No commercial fuel would have moved to Yucca for at least another 10-20 years at best even if Yucca received its license in 2018 as proposed because of those technical issues as well as the regulatory issues. Every governor of the states proposed to be used as a travel route would actively work to stop the trains carrying the nuclear material whether it was from federal sources or commercial sources.
Now with Yucca stopped maybe we can finally work on real solutions instead of constant mind-numbing, non-stop tax dollar draining ?research and analysis? on a once through approach to storing our nuclear material inventory. The fuel is safe in on-site storage for many decades so we have time to put together a true technical solution that addresses the political and non-proliferation issues as well.
We have Gen IV technology that was designed, built and tested but was shut down in the mid-90's. It is ready to go to full scale prototype testing. GE just presented their plan to the House Science Committee based on the PRISM plan as has been discussed for the past several years by Dr. Eric Loewen.
A real question to Dr. Bunn would have been worded something like why does he not feel the PRISM plan is workable. Not the open-ended question about new reprocessing technologies which did not define what constitutes ?new? reprocessing technology. All I have seen are new plans using variants of the same reprocessing technology that has been used for years.

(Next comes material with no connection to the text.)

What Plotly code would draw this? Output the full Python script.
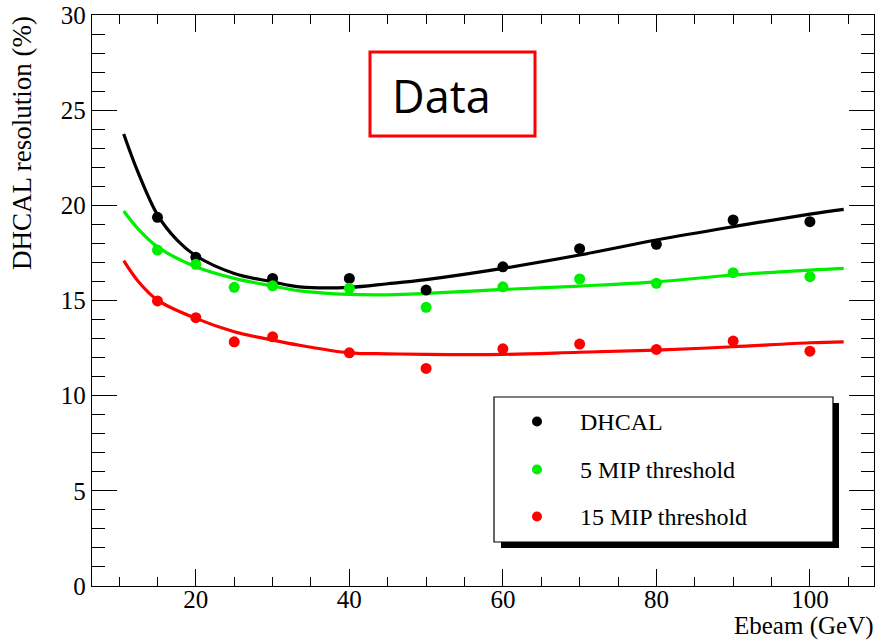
import plotly.graph_objects as go

# ---------------- data ----------------
energies = [15, 20, 25, 30, 40, 50, 60, 70, 80, 90, 100]
dhcal_x = [15, 20, 30, 40, 50, 60, 70, 80, 90, 100]
dhcal_y = [19.37, 17.27, 16.16, 16.16, 15.55, 16.77, 17.72, 17.95, 19.23, 19.14]
mip5_y = [17.65, 16.9, 15.69, 15.77, 15.64, 14.64, 15.72, 16.13, 15.9, 16.46, 16.25]
mip15_y = [14.98, 14.1, 12.83, 13.09, 12.25, 11.43, 12.46, 12.71, 12.43, 12.87, 12.34]

fit_black_x = [10.6, 12.5, 15, 17.5, 20, 25, 30, 33.5, 40, 45, 50, 60, 70, 80, 90, 100, 104.4]
fit_black_y = [23.75, 21.7, 19.5, 18.2, 17.35, 16.42, 15.98, 15.72, 15.69, 15.88, 16.1, 16.69, 17.39, 18.18, 18.88, 19.54, 19.79]
fit_x = [10.6, 12.5, 15, 20, 25, 30, 33.5, 40, 45, 50, 60, 70, 80, 90, 100, 104.4]
fit_green_y = [19.7, 18.75, 17.82, 16.77, 16.16, 15.76, 15.51, 15.32, 15.3, 15.37, 15.58, 15.76, 15.98, 16.34, 16.6, 16.69]
fit_red_y = [17.09, 16.0, 15.02, 14.06, 13.36, 12.92, 12.65, 12.25, 12.2, 12.17, 12.17, 12.28, 12.39, 12.57, 12.78, 12.83]

legend_labels = ["DHCAL", "5 MIP threshold", "15 MIP threshold"]
colors = ["#000000", "#00ee00", "#ff0000"]

# ---------------- layout geometry ----------------
W, H = 876, 642
ML, MR, MT, MB = 92, 2, 15, 56
PW = W - ML - MR
PH = H - MT - MB


def px(x):
    return (x - ML) / PW


def py(y):
    return (H - MB - y) / PH


SERIF = "Liberation Serif, Times New Roman, serif"

fig = go.Figure()

# fit curves
for fx, fy, c in [(fit_black_x, fit_black_y, colors[0]),
                  (fit_x, fit_green_y, colors[1]),
                  (fit_x, fit_red_y, colors[2])]:
    fig.add_trace(go.Scatter(x=fx, y=fy, mode="lines", line=dict(color=c, width=3.2, shape="spline", smoothing=1.0),
                             showlegend=False, hoverinfo="skip"))

# data points
for xs, ys, c, name in [(dhcal_x, dhcal_y, colors[0], legend_labels[0]),
                        (energies, mip5_y, colors[1], legend_labels[1]),
                        (energies, mip15_y, colors[2], legend_labels[2])]:
    fig.add_trace(go.Scatter(x=xs, y=ys, mode="markers", name=name,
                             marker=dict(color=c, size=11, symbol="circle"),
                             showlegend=False))

shapes = []
annotations = []

# legend box with shadow
lx0, ly0, lx1, ly1 = 494, 397, 833, 542
shapes.append(dict(type="rect", xref="paper", yref="paper", x0=px(lx0 + 7), x1=px(lx1 + 6),
                   y0=py(ly1 + 6), y1=py(ly0 + 6), fillcolor="black", line=dict(width=0), layer="above"))
shapes.append(dict(type="rect", xref="paper", yref="paper", x0=px(lx0), x1=px(lx1),
                   y0=py(ly1), y1=py(ly0), fillcolor="white", line=dict(color="black", width=1.2),
                   layer="above"))
rows = [421.5, 469.5, 516.5]
for r, c, lab in zip(rows, colors, legend_labels):
    shapes.append(dict(type="circle", xref="paper", yref="paper", x0=px(532), x1=px(542),
                       y0=py(r + 5), y1=py(r - 5), fillcolor=c, line=dict(width=0), layer="above"))
    annotations.append(dict(text=lab, xref="paper", yref="paper", x=px(578), y=py(r),
                            xanchor="left", yanchor="middle", showarrow=False,
                            font=dict(family=SERIF, size=24, color="black")))

# "Data" box
shapes.append(dict(type="rect", xref="paper", yref="paper", x0=px(370), x1=px(535),
                   y0=py(136), y1=py(52), fillcolor="rgba(0,0,0,0)",
                   line=dict(color="#ff0000", width=3), layer="above"))
annotations.append(dict(text="Data", xref="paper", yref="paper", x=px(390), y=py(95),
                        xanchor="left", yanchor="middle", showarrow=False,
                        font=dict(family="Open Sans, sans-serif", size=45, color="black")))

# axis titles
annotations.append(dict(text="Ebeam (GeV)", xref="paper", yref="paper", x=px(875), y=py(641.5),
                        xanchor="right", yanchor="bottom", showarrow=False, borderpad=0,
                        font=dict(family=SERIF, size=25, color="black")))
annotations.append(dict(text="DHCAL resolution (%)", xref="paper", yref="paper", x=px(22), y=py(14),
                        xanchor="center", yanchor="top", textangle=-90, showarrow=False,
                        font=dict(family=SERIF, size=27, color="black")))

fig.update_layout(
    width=W, height=H,
    margin=dict(l=ML, r=MR, t=MT, b=MB, pad=0),
    paper_bgcolor="white", plot_bgcolor="white",
    shapes=shapes, annotations=annotations,
    showlegend=False,
    font=dict(family=SERIF, size=25, color="black"),
)
fig.update_xaxes(range=[6.47, 108.35], tickmode="linear", tick0=0, dtick=20,
                 ticks="inside", ticklen=17, tickwidth=1.4, tickcolor="black",
                 minor=dict(ticks="inside", ticklen=9, dtick=5, tick0=0, tickwidth=1.4, tickcolor="black"),
                 showline=True, linecolor="black", linewidth=1.4, mirror="ticks",
                 showgrid=False, zeroline=False, ticklabelstandoff=-9,
                 tickfont=dict(family=SERIF, size=25, color="black"))
fig.update_yaxes(range=[0, 30], tickmode="linear", tick0=0, dtick=5,
                 ticks="inside", ticklen=25, tickwidth=1.4, tickcolor="black",
                 minor=dict(ticks="inside", ticklen=13, dtick=1, tick0=0, tickwidth=1.4, tickcolor="black"),
                 showline=True, linecolor="black", linewidth=1.4, mirror="ticks",
                 showgrid=False, zeroline=False,
                 tickfont=dict(family=SERIF, size=25, color="black"))

fig.write_html("out.html")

Dr. Bunn and his group focus on nonproliferation issues not power generation or grid management issues. We need that nonproliferation knowledge and expertise but the proliferation issues of nuclear material is one factor in many to consider on how we store and recycle our nuclear material inventory while generating reliable 24/7 power. Also we will be left behind technologically from the rest of the world if we continue to pursue a once through mindset while the rest of the world pursues reprocessing/recycling technologies which could then ultimately affect our long term national security.